Mei-Jung Chen, managing director and partner, Taipei, of BCG, argues that the excitement around physical AI comes from AI’s move into the real world, where it can change day-to-day operations and industrial processes, not just digital workflows.
This is why the opportunity could be much larger than robots. If embodied AI works, it could change how goods are moved, how facilities are managed, and how infrastructure is inspected. That raises the bar for deployment. Operators need to know whether these systems can work safely and reliably around people, equipment, and real operations.
Why Singapore Works As A Testbed
This is where Singapore’s testbed argument becomes important. Physical AI needs a place where machines can interact with people, buildings, roads, and security systems without putting public safety at risk.

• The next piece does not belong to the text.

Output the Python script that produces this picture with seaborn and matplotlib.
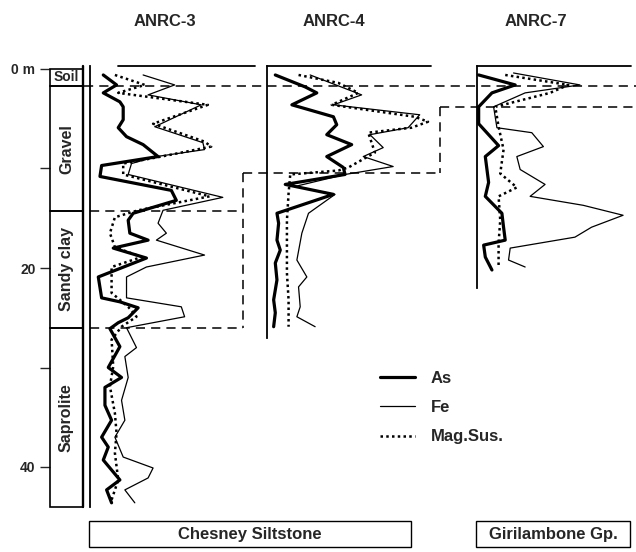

Singapore has advantages here. It has dense infrastructure, advanced manufacturing, strong logistics networks, and a government that can coordinate closely with industry. It also has the kind of pressures that make automation worth testing, from high operating costs to labor constraints. These conditions can show whether an AI-powered machine is genuinely useful or only impressive in a staged setting.
Punggol Digital District (PDD) gives that experiment a physical home. As a mixed-use tech hub, it brings together business, research, education, and public spaces. That matters because physical AI will not mature in isolated labs alone.
“By leveraging the unique infrastructure of PDD, we can refine our autonomous robots in a real-world setting that mirrors the cities of the future,” said David Li, founder of Sharpa, which has partnered with JTC, Singapore’s industrial infrastructure agency, to deploy autonomous robots in the district.
The testbed could help companies find out what works in practice: whether robots can coordinate, navigate shared spaces, earn operators’ trust, and make economic sense. For Singapore, that is the bigger bet. It may not be trying to build the flashiest humanoid robot, but to become one of the places where physical AI is stress-tested before it scales.
Why Operators Need To Care
For industrial operators, physical AI could change the economics of automation. Traditional automation often relies on machines built for specific tasks, from robotic arms on production lines to warehouse systems on fixed routes. Physical AI promises more flexibility. It creates machines that can be retrained for new products, workflows, or operating conditions without replacing the whole setup.
BCG’s Mei-Jung Chen believes that this flexibility matters as companies rethink supply chains, bring some production closer to home, and struggle to find enough workers for repetitive or difficult jobs. In that context, physical AI becomes less of a tech experiment and more of an operational question.
For operators, physical AI has to earn its place in the workflow and fit into existing systems without creating new risks. Industrial enterprises should treat these systems as a long-term operational bet. “Don’t look at AI as an expense or a cost. It’s an investment for the future,” said Chen.
The competition is also moving quickly. In China, embodied AI is already being framed around industrial production, public services, and special operations, with state media saying the country’s embodied intelligence industry is growing at more than 50% a year. That figure shows the scale of China’s push. China’s advantage is industrial mobilization, manufacturing depth, and the ability to move quickly across production networks.
For Singapore, the challenge is turning dense infrastructure and high-profile partnerships into a practical advantage.
Singapore’s edge is different. It lies in trust, infrastructure density, regulatory coordination, and enterprise validation. In physical AI, those are not secondary advantages. They are what determine whether machines move from demo videos into daily operations. Whether Singapore can turn those advantages into a durable role in physical AI remains an open question. But it is one of the few places seriously trying to answer it in the real world.